# [Written exercise]
All of the lines below are to be transcribed faithfully, with pictures excluded from the copy.

# [Given material]
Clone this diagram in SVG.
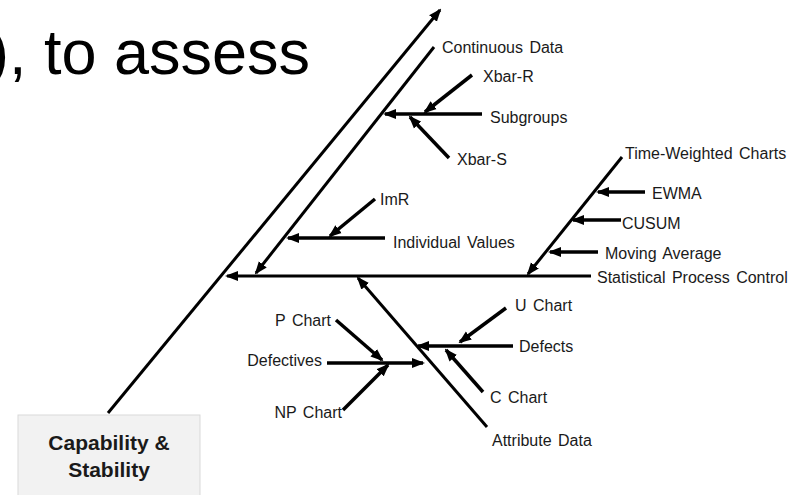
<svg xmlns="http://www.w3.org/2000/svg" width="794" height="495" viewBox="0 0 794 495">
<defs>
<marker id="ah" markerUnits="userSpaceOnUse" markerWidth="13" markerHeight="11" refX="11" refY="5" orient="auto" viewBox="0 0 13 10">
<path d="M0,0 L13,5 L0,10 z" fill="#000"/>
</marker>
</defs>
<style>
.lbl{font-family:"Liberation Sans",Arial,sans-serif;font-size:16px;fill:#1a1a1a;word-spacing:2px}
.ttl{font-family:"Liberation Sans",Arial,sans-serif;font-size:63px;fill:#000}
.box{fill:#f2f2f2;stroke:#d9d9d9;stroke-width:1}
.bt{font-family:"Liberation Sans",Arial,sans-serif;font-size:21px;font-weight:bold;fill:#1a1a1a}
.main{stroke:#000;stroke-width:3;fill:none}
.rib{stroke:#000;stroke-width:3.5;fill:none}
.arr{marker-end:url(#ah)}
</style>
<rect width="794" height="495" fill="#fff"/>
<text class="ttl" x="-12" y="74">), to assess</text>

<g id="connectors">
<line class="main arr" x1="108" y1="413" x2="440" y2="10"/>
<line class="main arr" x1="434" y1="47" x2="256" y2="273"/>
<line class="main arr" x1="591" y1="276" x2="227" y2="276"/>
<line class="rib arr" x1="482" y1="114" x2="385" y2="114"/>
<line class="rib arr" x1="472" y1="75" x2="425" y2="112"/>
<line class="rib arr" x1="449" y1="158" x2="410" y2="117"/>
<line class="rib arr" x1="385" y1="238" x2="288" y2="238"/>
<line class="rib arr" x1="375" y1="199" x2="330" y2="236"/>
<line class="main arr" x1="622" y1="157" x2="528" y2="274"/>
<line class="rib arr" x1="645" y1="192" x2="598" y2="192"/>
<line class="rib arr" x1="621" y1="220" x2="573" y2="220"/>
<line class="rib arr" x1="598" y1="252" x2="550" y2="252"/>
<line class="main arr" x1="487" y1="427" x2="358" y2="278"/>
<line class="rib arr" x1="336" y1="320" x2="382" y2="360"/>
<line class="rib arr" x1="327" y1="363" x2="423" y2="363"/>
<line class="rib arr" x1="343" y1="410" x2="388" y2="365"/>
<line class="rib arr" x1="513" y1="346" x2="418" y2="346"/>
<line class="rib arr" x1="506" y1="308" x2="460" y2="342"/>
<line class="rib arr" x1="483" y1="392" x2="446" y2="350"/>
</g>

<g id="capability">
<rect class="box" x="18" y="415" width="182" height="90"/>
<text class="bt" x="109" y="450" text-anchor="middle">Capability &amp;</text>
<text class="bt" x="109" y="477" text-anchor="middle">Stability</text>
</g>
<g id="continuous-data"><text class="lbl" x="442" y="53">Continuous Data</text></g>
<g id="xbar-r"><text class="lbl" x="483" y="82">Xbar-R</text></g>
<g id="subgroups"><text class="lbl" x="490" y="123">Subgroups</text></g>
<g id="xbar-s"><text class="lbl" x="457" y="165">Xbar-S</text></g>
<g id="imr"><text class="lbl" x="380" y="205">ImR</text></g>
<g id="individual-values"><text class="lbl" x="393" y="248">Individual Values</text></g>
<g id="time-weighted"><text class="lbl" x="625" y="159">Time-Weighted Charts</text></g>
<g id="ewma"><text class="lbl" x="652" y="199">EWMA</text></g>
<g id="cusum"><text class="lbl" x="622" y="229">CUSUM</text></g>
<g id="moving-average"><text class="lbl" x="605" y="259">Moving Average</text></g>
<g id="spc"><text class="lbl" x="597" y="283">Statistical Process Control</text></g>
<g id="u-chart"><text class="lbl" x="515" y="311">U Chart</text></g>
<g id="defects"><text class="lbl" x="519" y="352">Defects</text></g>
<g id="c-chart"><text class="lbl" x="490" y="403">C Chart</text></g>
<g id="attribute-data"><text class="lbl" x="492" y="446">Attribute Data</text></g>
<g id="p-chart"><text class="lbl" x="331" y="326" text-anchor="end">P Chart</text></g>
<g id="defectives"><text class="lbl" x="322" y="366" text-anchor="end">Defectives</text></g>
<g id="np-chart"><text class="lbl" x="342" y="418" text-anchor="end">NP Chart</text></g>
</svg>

# [Output of the exercise]
Clone this diagram in SVG.
<svg xmlns="http://www.w3.org/2000/svg" width="794" height="495" viewBox="0 0 794 495">
<defs>
<marker id="ah" markerUnits="userSpaceOnUse" markerWidth="13" markerHeight="11" refX="11" refY="5" orient="auto" viewBox="0 0 13 10">
<path d="M0,0 L13,5 L0,10 z" fill="#000"/>
</marker>
</defs>
<style>
.lbl{font-family:"Liberation Sans",Arial,sans-serif;font-size:16px;fill:#1a1a1a;word-spacing:2px}
.ttl{font-family:"Liberation Sans",Arial,sans-serif;font-size:63px;fill:#000}
.box{fill:#f2f2f2;stroke:#d9d9d9;stroke-width:1}
.bt{font-family:"Liberation Sans",Arial,sans-serif;font-size:21px;font-weight:bold;fill:#1a1a1a}
.main{stroke:#000;stroke-width:3;fill:none}
.rib{stroke:#000;stroke-width:3.5;fill:none}
.arr{marker-end:url(#ah)}
</style>
<rect width="794" height="495" fill="#fff"/>
<text class="ttl" x="-12" y="74">), to assess</text>

<g id="connectors">
<line class="main arr" x1="108" y1="413" x2="440" y2="10"/>
<line class="main arr" x1="434" y1="47" x2="256" y2="273"/>
<line class="main arr" x1="591" y1="276" x2="227" y2="276"/>
<line class="rib arr" x1="482" y1="114" x2="385" y2="114"/>
<line class="rib arr" x1="472" y1="75" x2="425" y2="112"/>
<line class="rib arr" x1="449" y1="158" x2="410" y2="117"/>
<line class="rib arr" x1="385" y1="238" x2="288" y2="238"/>
<line class="rib arr" x1="375" y1="199" x2="330" y2="236"/>
<line class="main arr" x1="622" y1="157" x2="528" y2="274"/>
<line class="rib arr" x1="645" y1="192" x2="598" y2="192"/>
<line class="rib arr" x1="621" y1="220" x2="573" y2="220"/>
<line class="rib arr" x1="598" y1="252" x2="550" y2="252"/>
<line class="main arr" x1="487" y1="427" x2="358" y2="278"/>
<line class="rib arr" x1="336" y1="320" x2="382" y2="360"/>
<line class="rib arr" x1="327" y1="363" x2="423" y2="363"/>
<line class="rib arr" x1="343" y1="410" x2="388" y2="365"/>
<line class="rib arr" x1="513" y1="346" x2="418" y2="346"/>
<line class="rib arr" x1="506" y1="308" x2="460" y2="342"/>
<line class="rib arr" x1="483" y1="392" x2="446" y2="350"/>
</g>

<g id="capability">
<rect class="box" x="18" y="415" width="182" height="90"/>
<text class="bt" x="109" y="450" text-anchor="middle">Capability &amp;</text>
<text class="bt" x="109" y="477" text-anchor="middle">Stability</text>
</g>
<g id="continuous-data"><text class="lbl" x="442" y="53">Continuous Data</text></g>
<g id="xbar-r"><text class="lbl" x="483" y="82">Xbar-R</text></g>
<g id="subgroups"><text class="lbl" x="490" y="123">Subgroups</text></g>
<g id="xbar-s"><text class="lbl" x="457" y="165">Xbar-S</text></g>
<g id="imr"><text class="lbl" x="380" y="205">ImR</text></g>
<g id="individual-values"><text class="lbl" x="393" y="248">Individual Values</text></g>
<g id="time-weighted"><text class="lbl" x="625" y="159">Time-Weighted Charts</text></g>
<g id="ewma"><text class="lbl" x="652" y="199">EWMA</text></g>
<g id="cusum"><text class="lbl" x="622" y="229">CUSUM</text></g>
<g id="moving-average"><text class="lbl" x="605" y="259">Moving Average</text></g>
<g id="spc"><text class="lbl" x="597" y="283">Statistical Process Control</text></g>
<g id="u-chart"><text class="lbl" x="515" y="311">U Chart</text></g>
<g id="defects"><text class="lbl" x="519" y="352">Defects</text></g>
<g id="c-chart"><text class="lbl" x="490" y="403">C Chart</text></g>
<g id="attribute-data"><text class="lbl" x="492" y="446">Attribute Data</text></g>
<g id="p-chart"><text class="lbl" x="331" y="326" text-anchor="end">P Chart</text></g>
<g id="defectives"><text class="lbl" x="322" y="366" text-anchor="end">Defectives</text></g>
<g id="np-chart"><text class="lbl" x="342" y="418" text-anchor="end">NP Chart</text></g>
</svg>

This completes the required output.